Xiāo Hànzhōng 蕭漢中, zì Jǐngyuán 景元, was a Yuán-dynasty Yìxué scholar from Tàihé 泰和 (Jí’ān 吉安, Jiāngxī 江西), active in the Tàidìng 泰定 reign-period (1324–1328); CBDB places his attested activity at 1325. His one transmitted work, the Dú Yì kǎoyuán 讀易考原 (KR1a0083), is a short three-part treatise on the structure of the Yìjīng: the partition of the hexagrams between the upper and lower scriptural sections, their pairing, and their canonical order.

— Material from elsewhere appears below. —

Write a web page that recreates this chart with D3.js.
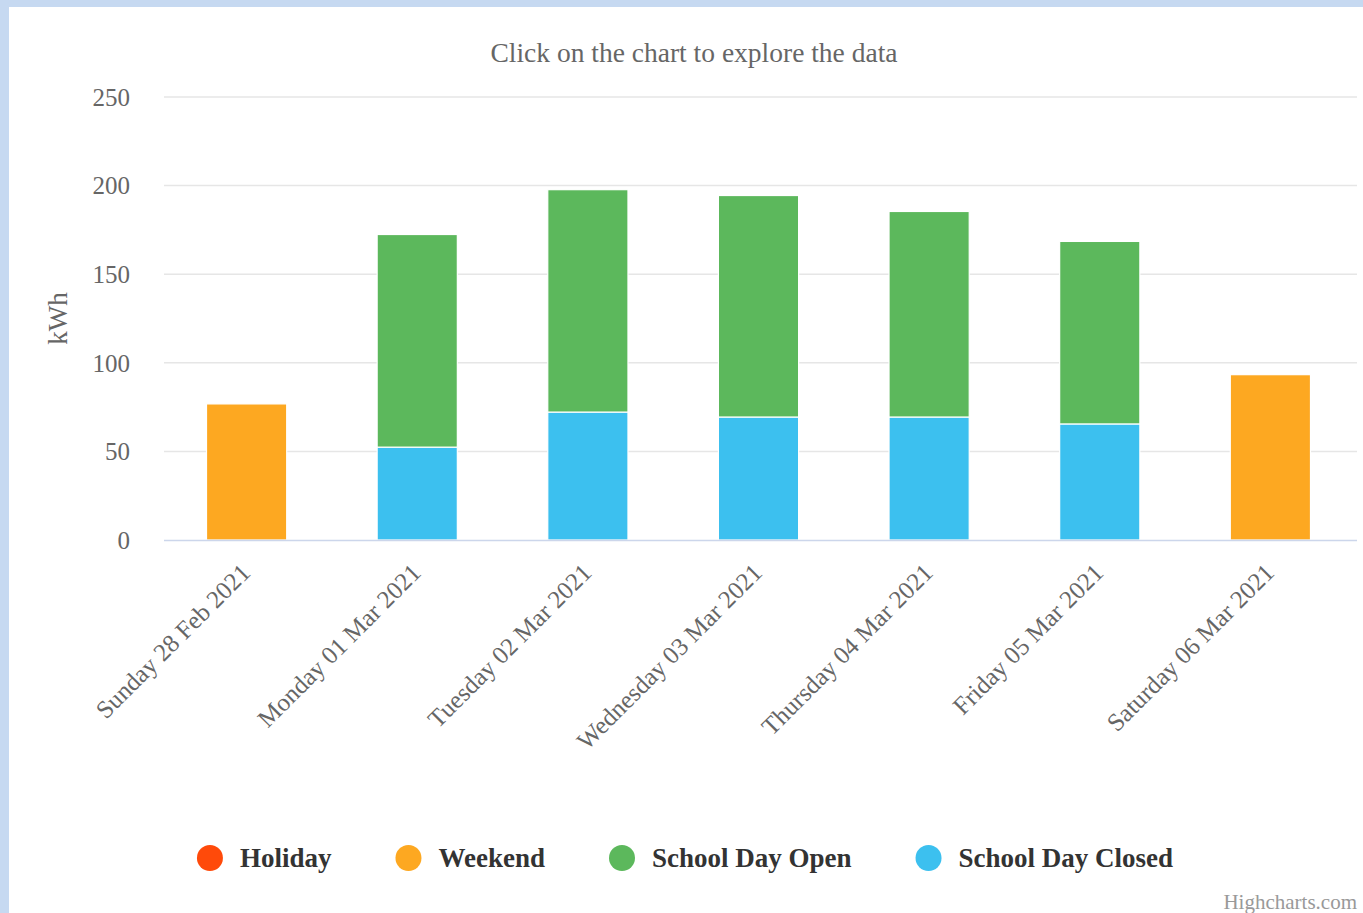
<!DOCTYPE html>
<html><head><meta charset="utf-8">
<script src="https://cdn.jsdelivr.net/npm/d3@7"></script>
<style>
html,body{margin:0;padding:0;background:#c6d9f1;}
svg{display:block;}
</style></head>
<body>
<svg id="chart" width="1363" height="913"></svg>
<script>
const categories = ["Sunday 28 Feb 2021","Monday 01 Mar 2021","Tuesday 02 Mar 2021","Wednesday 03 Mar 2021","Thursday 04 Mar 2021","Friday 05 Mar 2021","Saturday 06 Mar 2021"];
const seriesNames = ["Holiday","Weekend","School Day Open","School Day Closed"];
const seriesColors = ["#ff4a0a","#fda821","#5cb85c","#3cc0ef"];
const holiday = [0,0,0,0,0,0,0];
const weekend = [76.8,0,0,0,0,0,93.3];
const schoolDayOpen = [0,120,125.5,125,116,103,0];
const schoolDayClosed = [0,52.4,72.2,69.4,69.4,65.5,0];
const yTicks = [0,50,100,150,200,250];

const serif = "'Liberation Serif','Times New Roman',serif";
const svg = d3.select("#chart");
svg.append("rect").attr("x",9).attr("y",7).attr("width",1363-9).attr("height",913-7).attr("fill","#ffffff");

const m = {left:164, right:1357, top:97, bottom:540};
const x = d3.scaleBand().domain(categories).range([m.left-1,m.right-3]).paddingInner(0.53).paddingOuter(0.255);
const y = d3.scaleLinear().domain([0,250]).range([m.bottom,m.top]);

// grid
svg.append("g").selectAll("line").data(yTicks.filter(d=>d>0)).join("line")
  .attr("x1",m.left).attr("x2",m.right).attr("y1",d=>y(d)).attr("y2",d=>y(d))
  .attr("stroke","#e6e6e6").attr("stroke-width",1.5);

// y tick labels
svg.append("g").selectAll("text").data(yTicks).join("text")
  .attr("x",130).attr("y",d=>y(d)).attr("dy","0.35em").attr("text-anchor","end")
  .attr("font-family",serif).attr("font-size",25).attr("fill","#666666").text(d=>d);

// y title
svg.append("text").attr("transform",`translate(67,${(m.top+m.bottom)/2}) rotate(-90)`)
  .attr("text-anchor","middle").attr("font-family",serif).attr("font-size",27).attr("fill","#666666").text("kWh");

// stacked bars (stack order: closed at bottom, then open, weekend, holiday)
const rows = categories.map((c,i)=>({cat:c,"Holiday":holiday[i],"Weekend":weekend[i],"School Day Open":schoolDayOpen[i],"School Day Closed":schoolDayClosed[i]}));
const stackKeys = ["School Day Closed","School Day Open","Weekend","Holiday"];
const stacked = d3.stack().keys(stackKeys)(rows);
const colorOf = k => seriesColors[seriesNames.indexOf(k)];
svg.append("g").selectAll("g").data(stacked).join("g").attr("fill",s=>colorOf(s.key))
  .selectAll("rect").data(s=>s.filter(d=>d[1]-d[0]>0)).join("rect")
  .attr("x",d=>x(d.data.cat)).attr("width",x.bandwidth())
  .attr("y",d=>y(d[1])).attr("height",d=>y(d[0])-y(d[1]))
  .attr("stroke","#ffffff").attr("stroke-width",1.2);

// x axis line
svg.append("line").attr("x1",m.left).attr("x2",m.right).attr("y1",m.bottom+0.5).attr("y2",m.bottom+0.5)
  .attr("stroke","#ccd6eb").attr("stroke-width",1.5);

// x labels
svg.append("g").selectAll("text").data(categories).join("text")
  .attr("transform",d=>`translate(${x(d)+x.bandwidth()/2-1},${m.bottom+28}) rotate(-45)`)
  .attr("text-anchor","end").attr("dy","0.35em")
  .attr("font-family",serif).attr("font-size",25).attr("fill","#666666").text(d=>d);

// title
svg.append("text").attr("x",694).attr("y",62).attr("text-anchor","middle")
  .attr("font-family",serif).attr("font-size",27.5).attr("fill","#666666").text("Click on the chart to explore the data");

// legend
const lg = svg.append("g");
const items = lg.selectAll("g").data(seriesNames).join("g");
items.append("circle").attr("r",13).attr("cx",13).attr("cy",0).attr("fill",(d,i)=>seriesColors[i]);
items.append("text").attr("x",43).attr("y",0).attr("dy","0.35em")
  .attr("font-family",serif).attr("font-size",27).attr("font-weight","bold").attr("fill","#333333").text(d=>d);
let off = 0; const gap = 64; const widths=[];
items.each(function(){ const w = 43 + d3.select(this).select("text").node().getComputedTextLength(); widths.push(w); });
const total = d3.sum(widths) + gap*(widths.length-1);
let start = 685 - total/2;
items.attr("transform",(d,i)=>{ const t=`translate(${start+off},858)`; off += widths[i]+gap; return t; });

// credits
svg.append("text").attr("x",1357).attr("y",909).attr("text-anchor","end")
  .attr("font-family",serif).attr("font-size",21).attr("fill","#999999").text("Highcharts.com");
</script>
</body></html>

The work was little circulated in its own right; it was preserved through the early Míng Zhōuyì pángzhù 周易旁注 of Zhū Shēng 朱升 (1299–1370), who appended Xiāo’s text to the back of his own commentary, condensing the substance into two diagrams (one for the upper scripture and one for the lower) cut to stone, with the original Xiāo text printed beneath. After Zhū Shēng’s own work was damaged, Xiāo’s text — paradoxically — survived in better condition than the host work that had carried it. The Sìkù editors extracted Xiāo’s text from a copy of the Pángzhù and re-issued it independently. Zhū Yízūn’s Jīngyì kǎo 經義考 listed it in three juàn, but as the Sìkù editors note, this simply reflects taking each of the three sections (treatises) as one juàn; there is no separate three-juàn recension.
Xiāo’s broader doctrinal stance follows Shào Yōng’s 邵雍 xiàntiān 先天 numerology, but he applies it tightly to canonical Yì problems (the partitioning of hexagrams across the two scriptural halves, the Xùguà sequence) rather than to free-standing speculation, which the Sìkù editors regard as a virtue.